How does bankruptcy work? What can you file under bankruptcy and what can you not? Can you do school loans or court fines, can it stop garnishments?
Your questions are pretty general. I don't think anyone would be able to give you the broad overview and do it justice here, but a few comments ...
You can have most but not all debts discharged in bankruptcy. While it's possible to have student loans discharged, it is very uncommon. In one of the few recent cases where it has happened the person who owed the money was of a rather advanced age, used her education to work in a low paying social work field, and lived in the study of her father's home.
You can probably stop a garnishment.
For more information see the two links that I'll include below. They're good places to get the broad overview that you're probably looking for.
The foregoing is commentary regarding a general legal question. It is not intended to be legal advice specific to the reader's individual situation nor does it create an attorney-client relationship between the author and any reader. You are encouraged to contact a qualified attorney to discuss your legal situation.
Although you must list all your debts when you file bankruptcy, and while your bankruptcy case is open you have protection from the creditor suing you, garnishing wages, or attaching your property, whether you can eliminate these debts in a bankruptcy would require more specific information.
Hope this perspective helps!
If you file for chapter 7 bankruptcy it will not discharge school loans or court fines. It will stop garnishments. If you file for chapter 13 it will defer payment on the school loans while you are in the plan and it will discharge any balance left owing on the fines once the chapter 13 plan is completed. The chapter 13 would also stop any garnishments.
The answer above is for general information purposes only. You should talk to an attorney to determine your specific legal rights.
When you file a Bankruptcy Petition, you must list all of your debts on the appropriate schedules. Court fine are generally listed as Priority Unsecured Debts and Student Loans as unsecured debt. Pursuant to Statute, it is almost impossible to have student load debt discharged in bankruptcy. There is a very narrow exception for extreme hardship cases but very few student loan borrowers can qualify for this. Court fines and other such penalties are also not generally dischargeable.
While the bankruptcy case is active, there is a stay that would prevent these creditors from seeking garnishments. Once the case is discharged, however, the student loan creditors and the court fine creditors will still be there.
There are also several different chapters of the bankruptcy code that relate to different types of bankruptcies. Your options as to secured creditors, priority unsecured creditors and unsecured creditors vary depending upon the chapter you file under. You should speak to a knowledgable bankruptcy attorney about your individual situation.
The following information should not be taken as legal advice but simply as information based upon general principles of law, which is intended to educate. As such, this information is not intended, nor should it be construed as creating any attorney/client relationship. If you need specific legal advice, please consult with a lawyer of your choosing.
Very common question people ask is what must be included or they say I don't want to include etc.. It comes down to definition of inclusion. You have to list "include" all debts owed, all assets owned, and disclose your income along with other financial affairs.
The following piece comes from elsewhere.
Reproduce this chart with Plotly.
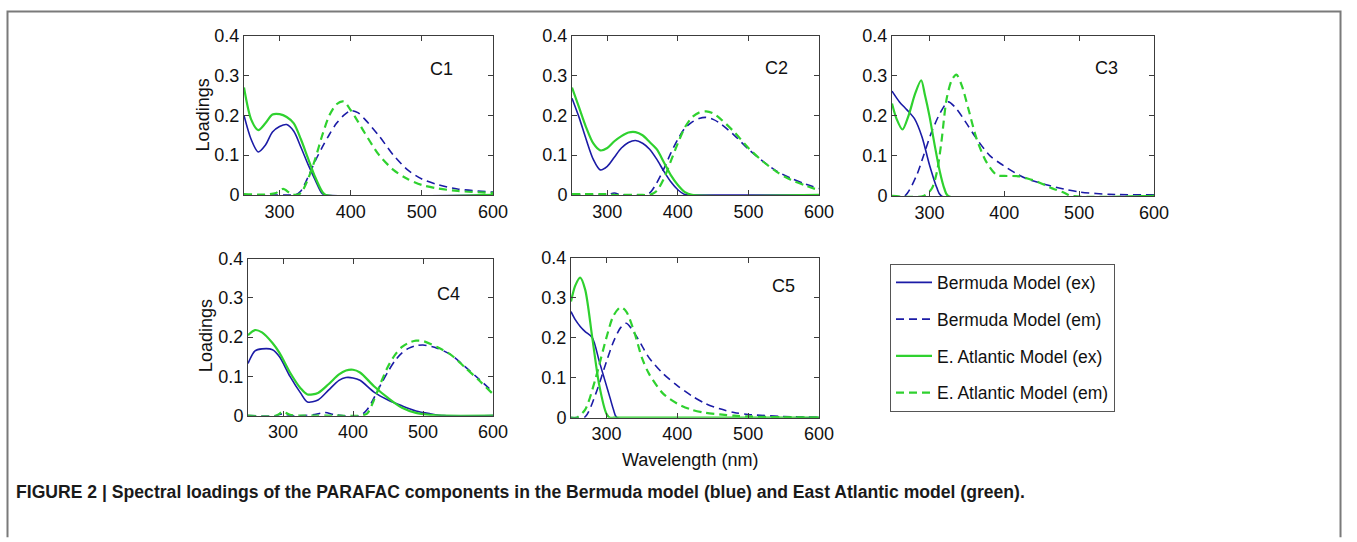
import plotly.graph_objects as go

W, H = 1357, 542

# ---- spectral loadings (wavelength in nm, loading) ----
# C1
C1_EX_WL = [250, 260, 270, 280, 290, 300, 310, 320, 330, 340, 350, 360, 365, 600]
C1_BERMUDA_EX = [0.200, 0.140, 0.108, 0.125, 0.158, 0.172, 0.177, 0.160, 0.120, 0.077, 0.038, 0.003, 0, 0]
C1_ATLANTIC_EX = [0.270, 0.190, 0.163, 0.180, 0.202, 0.203, 0.196, 0.180, 0.140, 0.092, 0.045, 0.008, 0, 0]
C1_EM_WL = [250, 280, 295, 305, 315, 322, 330, 340, 350, 360, 370, 380, 390, 400, 410, 420,
            440, 460, 480, 500, 520, 550, 600]
C1_BERMUDA_EM = [0, 0, 0, 0, 0, 0, 0.010, 0.045, 0.085, 0.120, 0.152, 0.180, 0.200, 0.212, 0.207,
                 0.190, 0.148, 0.100, 0.063, 0.040, 0.027, 0.015, 0.007]
C1_ATLANTIC_EM = [0.002, 0.001, 0.005, 0.015, 0.004, 0, 0.005, 0.040, 0.090, 0.150, 0.200, 0.228,
                  0.235, 0.213, 0.185, 0.155, 0.100, 0.063, 0.040, 0.025, 0.017, 0.010, 0.005]

# C2
C2_EX_WL = [250, 260, 270, 280, 290, 300, 310, 320, 330, 340, 350, 360, 370, 380, 390, 400, 410, 420, 600]
C2_BERMUDA_EX = [0.243, 0.195, 0.140, 0.090, 0.063, 0.072, 0.095, 0.118, 0.132, 0.137, 0.130, 0.115,
                 0.090, 0.060, 0.033, 0.013, 0.001, 0, 0]
C2_ATLANTIC_EX = [0.270, 0.220, 0.170, 0.130, 0.112, 0.118, 0.135, 0.148, 0.157, 0.158, 0.150, 0.133,
                  0.115, 0.083, 0.050, 0.025, 0.007, 0, 0]
C2_EM_WL = [250, 300, 310, 320, 350, 360, 370, 380, 390, 400, 410, 420, 430, 440, 450, 460, 480,
            500, 520, 540, 560, 580, 600]
C2_BERMUDA_EM = [0, 0, 0.005, 0, 0, 0.005, 0.030, 0.065, 0.105, 0.140, 0.168, 0.183, 0.192, 0.195,
                 0.190, 0.180, 0.150, 0.115, 0.085, 0.060, 0.042, 0.028, 0.016]
C2_ATLANTIC_EM = [0.002, 0.002, 0, 0, 0, 0, 0.010, 0.040, 0.085, 0.130, 0.170, 0.195, 0.207, 0.210,
                  0.205, 0.192, 0.158, 0.118, 0.085, 0.058, 0.038, 0.024, 0.012]

# C3
C3_BERMUDA_EX_WL = [250, 260, 270, 280, 290, 300, 310, 316, 600]
C3_BERMUDA_EX = [0.262, 0.235, 0.215, 0.193, 0.148, 0.078, 0.020, 0, 0]
C3_ATLANTIC_EX_WL = [250, 256, 264, 272, 281, 289, 294, 300, 307, 314, 320, 325, 600]
C3_ATLANTIC_EX = [0.231, 0.193, 0.166, 0.200, 0.256, 0.289, 0.252, 0.200, 0.127, 0.060, 0.018, 0, 0]
C3_BERMUDA_EM_WL = [250, 267, 283, 292, 303, 314, 325, 336, 350, 363, 381, 398, 416, 430, 456,
                    480, 500, 540, 600]
C3_BERMUDA_EM = [0, 0, 0.052, 0.100, 0.160, 0.206, 0.235, 0.218, 0.180, 0.143, 0.100, 0.077, 0.056,
                 0.043, 0.028, 0.017, 0.010, 0.004, 0.003]
C3_ATLANTIC_EM_WL = [250, 292, 303, 310, 316, 323, 330, 336, 343, 352, 363, 376, 390, 400, 420,
                     432, 445, 460, 480, 490, 600]
C3_ATLANTIC_EM = [0, 0, 0.018, 0.060, 0.135, 0.243, 0.290, 0.303, 0.277, 0.218, 0.143, 0.085, 0.052,
                  0.050, 0.049, 0.043, 0.035, 0.022, 0.008, 0, 0]

# C4
C4_EX_WL = [250, 260, 270, 285, 295, 310, 325, 335, 350, 365, 380, 390, 400, 410, 430, 450, 470,
            490, 510, 530, 600]
C4_BERMUDA_EX = [0.133, 0.165, 0.170, 0.168, 0.150, 0.100, 0.058, 0.035, 0.040, 0.065, 0.090, 0.097,
                 0.096, 0.090, 0.060, 0.040, 0.025, 0.012, 0.005, 0, 0]
C4_ATLANTIC_EX = [0.205, 0.218, 0.212, 0.185, 0.160, 0.110, 0.070, 0.054, 0.058, 0.080, 0.105, 0.115,
                  0.117, 0.110, 0.075, 0.045, 0.020, 0.007, 0.002, 0, 0]
C4_EM_WL = [250, 290, 300, 310, 330, 345, 360, 375, 410, 420, 430, 440, 450, 460, 470, 480, 490,
            500, 520, 540, 560, 580, 600]
C4_BERMUDA_EM = [0, 0, 0.005, 0, 0, 0.003, 0.008, 0.002, 0, 0.015, 0.045, 0.080, 0.112, 0.140,
                 0.160, 0.172, 0.178, 0.180, 0.172, 0.155, 0.125, 0.093, 0.060]
C4_ATLANTIC_EM = [0, 0, 0.010, 0.002, 0, 0, 0, 0, 0, 0.005, 0.040, 0.085, 0.125, 0.155, 0.175, 0.186,
                  0.191, 0.190, 0.175, 0.155, 0.123, 0.090, 0.055]

# C5
C5_EX_WL = [250, 256, 263, 270, 280, 290, 300, 305, 310, 315, 600]
C5_BERMUDA_EX = [0.265, 0.245, 0.228, 0.215, 0.200, 0.140, 0.080, 0.050, 0.020, 0, 0]
C5_ATLANTIC_EX = [0.290, 0.330, 0.350, 0.320, 0.200, 0.080, 0.010, 0, 0, 0, 0]
C5_EM_WL = [250, 258, 270, 285, 300, 310, 320, 328, 340, 350, 360, 380, 400, 420, 440, 460, 480,
            500, 550, 600]
C5_BERMUDA_EM = [0, 0, 0.002, 0.060, 0.140, 0.190, 0.225, 0.236, 0.210, 0.180, 0.150, 0.110, 0.080,
                 0.055, 0.035, 0.022, 0.013, 0.008, 0.003, 0.001]
C5_ATLANTIC_EM = [0, 0, 0.020, 0.100, 0.200, 0.255, 0.276, 0.265, 0.210, 0.150, 0.110, 0.060, 0.035,
                  0.020, 0.012, 0.008, 0.005, 0.003, 0.001, 0]

COMPONENTS = ["C1", "C2", "C3", "C4", "C5"]
X_TICKS = [300, 400, 500, 600]
Y_TICKS = [0, 0.1, 0.2, 0.3, 0.4]
Y_TICK_TEXT = ["0", "0.1", "0.2", "0.3", "0.4"]
SERIES_NAMES = ["Bermuda Model (ex)", "Bermuda Model (em)",
                "E. Atlantic Model (ex)", "E. Atlantic Model (em)"]

panel_series = [
    [(C1_EX_WL, C1_BERMUDA_EX), (C1_EM_WL, C1_BERMUDA_EM), (C1_EX_WL, C1_ATLANTIC_EX), (C1_EM_WL, C1_ATLANTIC_EM)],
    [(C2_EX_WL, C2_BERMUDA_EX), (C2_EM_WL, C2_BERMUDA_EM), (C2_EX_WL, C2_ATLANTIC_EX), (C2_EM_WL, C2_ATLANTIC_EM)],
    [(C3_BERMUDA_EX_WL, C3_BERMUDA_EX), (C3_BERMUDA_EM_WL, C3_BERMUDA_EM),
     (C3_ATLANTIC_EX_WL, C3_ATLANTIC_EX), (C3_ATLANTIC_EM_WL, C3_ATLANTIC_EM)],
    [(C4_EX_WL, C4_BERMUDA_EX), (C4_EM_WL, C4_BERMUDA_EM), (C4_EX_WL, C4_ATLANTIC_EX), (C4_EM_WL, C4_ATLANTIC_EM)],
    [(C5_EX_WL, C5_BERMUDA_EX), (C5_EM_WL, C5_BERMUDA_EM), (C5_EX_WL, C5_ATLANTIC_EX), (C5_EM_WL, C5_ATLANTIC_EM)],
]

# ---- styling ----
BLUE = "#1b1ba6"
GREEN = "#2fd12f"
FONT = "Liberation Sans, Arial, sans-serif"
TEXT_COLOR = "#111111"
AXIS_COLOR = "#3c3c3c"
series_style = [
    dict(color=BLUE, width=1.6, dash="solid"),
    dict(color=BLUE, width=1.6, dash="8px,5px"),
    dict(color=GREEN, width=2.2, dash="solid"),
    dict(color=GREEN, width=2.2, dash="8px,5px"),
]

# page-pixel grid used to place the panels (plot area spans GRID_W x GRID_H below GRID_TOP)
GRID_W, GRID_H, GRID_TOP = 1342.0, 525.0, 8.0


def fx(px):
    return px / GRID_W


def fy(py):
    return 1 - (py - GRID_TOP) / GRID_H


# axes boxes in page pixels: left, right, top, bottom
boxes = [
    (244, 493, 34, 194),
    (572, 819, 34, 194),
    (892, 1154, 34, 195),
    (248, 493, 258, 416),
    (571, 819, 257, 418),
]

fig = go.Figure()
layout = dict(
    width=W, height=H, autosize=False,
    margin=dict(l=0, r=0, t=0, b=0, pad=0),
    paper_bgcolor="white", plot_bgcolor="white",
    font=dict(family=FONT, size=18, color=TEXT_COLOR),
    showlegend=True,
)

for i, (name, series, box) in enumerate(zip(COMPONENTS, panel_series, boxes)):
    xa = "x" if i == 0 else f"x{i + 1}"
    ya = "y" if i == 0 else f"y{i + 1}"
    for j, (wl, vals) in enumerate(series):
        fig.add_trace(go.Scatter(
            x=wl, y=vals, mode="lines", xaxis=xa, yaxis=ya,
            line=dict(shape="spline", smoothing=0.8, **series_style[j]),
            name=SERIES_NAMES[j], legendgroup=SERIES_NAMES[j],
            showlegend=(i == 0), hoverinfo="skip",
        ))
    l, r, t, b = box
    common = dict(showline=True, linecolor=AXIS_COLOR, linewidth=1, mirror="ticks",
                  ticks="inside", ticklen=5, tickcolor=AXIS_COLOR, showgrid=False,
                  zeroline=False, tickfont=dict(family=FONT, size=18, color=TEXT_COLOR))
    layout["xaxis" if i == 0 else f"xaxis{i + 1}"] = dict(
        domain=[fx(l), fx(r)], range=[250, 600], tickvals=X_TICKS, anchor=ya, **common)
    layout["yaxis" if i == 0 else f"yaxis{i + 1}"] = dict(
        domain=[fy(b), fy(t)], range=[0, 0.4], tickvals=Y_TICKS,
        ticktext=Y_TICK_TEXT, anchor=xa, **common)

fig.update_layout(**layout)

# component labels inside each panel
label_pos = [(528, 0.317), (540, 0.32), (537, 0.32), (537, 0.31), (550, 0.33)]
for i, (name, (lx, ly)) in enumerate(zip(COMPONENTS, label_pos)):
    xa = "x" if i == 0 else f"x{i + 1}"
    ya = "y" if i == 0 else f"y{i + 1}"
    fig.add_annotation(x=lx, y=ly, xref=xa, yref=ya, text=name, showarrow=False,
                       xanchor="center", yanchor="middle",
                       font=dict(family=FONT, size=18, color=TEXT_COLOR))

# axis titles
for xc, yc in ((203, 114), (206, 336)):
    fig.add_annotation(x=fx(xc), y=fy(yc), xref="paper", yref="paper", text="Loadings",
                       textangle=-90, showarrow=False, xanchor="center", yanchor="middle",
                       font=dict(family=FONT, size=18, color=TEXT_COLOR))
fig.add_annotation(x=fx(690), y=fy(461), xref="paper", yref="paper", text="Wavelength (nm)",
                   showarrow=False, xanchor="center", yanchor="middle",
                   font=dict(family=FONT, size=18, color=TEXT_COLOR))

# figure caption
fig.add_annotation(
    x=fx(14), y=fy(493), xref="paper", yref="paper", xanchor="left", yanchor="middle",
    text="<b>FIGURE 2 | Spectral loadings of the PARAFAC components in the Bermuda model (blue) "
         "and East Atlantic model (green).</b>",
    showarrow=False, font=dict(family="Liberation Sans Narrow, Arial Narrow, sans-serif", size=17.6,
                               color="#1a1a1a"))

# outer frame (open at the bottom)
x0, x1, yt = fx(7.5), 1 - 1.5 / W, 1 - 1.5 / H
fig.add_shape(type="path", xref="paper", yref="paper",
              path=f"M {x0},-0.01 L {x0},{yt} L {x1},{yt} L {x1},-0.01",
              line=dict(color="#7a7a7a", width=2))

fig.update_layout(legend=dict(
    x=fx(890), y=fy(263), xanchor="left", yanchor="top",
    bordercolor="#555555", borderwidth=1, bgcolor="white",
    font=dict(family=FONT, size=17.5, color=TEXT_COLOR),
    tracegroupgap=11, itemwidth=36,
))

fig.write_html("out.html", config={"responsive": False})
Then the debt is handled differently depending on type and other factors. Typically, student loans are not dischargeable without going through an adversarial process (in addition to filing) but must warn that success rates are pretty bad, we're talking more like you are in a health situation and/or age where you have no earnings and aren't likely to have any EVER. Having low income is not enough. While filing bankruptcy stops wage garnishments, depending on what the garnishment is for (if for federal student loans) than in chapter 7 the garnishment can resume after the case closes in chapter 13 the payments would be handled through the chapter 13 plan payments, and depending on how your numbers come out that payment could be less or more than what you are obligated to pay now. Note that chapter 13 is not a long term solution because the student loans are still not dischargeable so you are only deferring the payments, after chapter 13 plan closes (3-5 years max) your obligation to pay resumes. Have you looked at Income Based Repayment and Income Contingent Repayment plans for federal loans? Also there may be, depends, consolidation possible to get loans out of default. Talk to your lender or visit Us Department of Education website for more information on that. Hope this helps.
In general terms, school loans and court fines are normally not dischargeable in a bankruptcy. Bankruptcy works differently depending on what chapter you file. Most debts like credit cards, medical bills, deficiences on repossessed vehicles, etc. are likely dischargeable. Depending on what the debt was for, a wage garnishment normally stops when the bankruptcy is filed.
The answers to these questions may be different depending on your individual circumstance and should not be considered as legal advice or the establishment of an attorney-client relationship.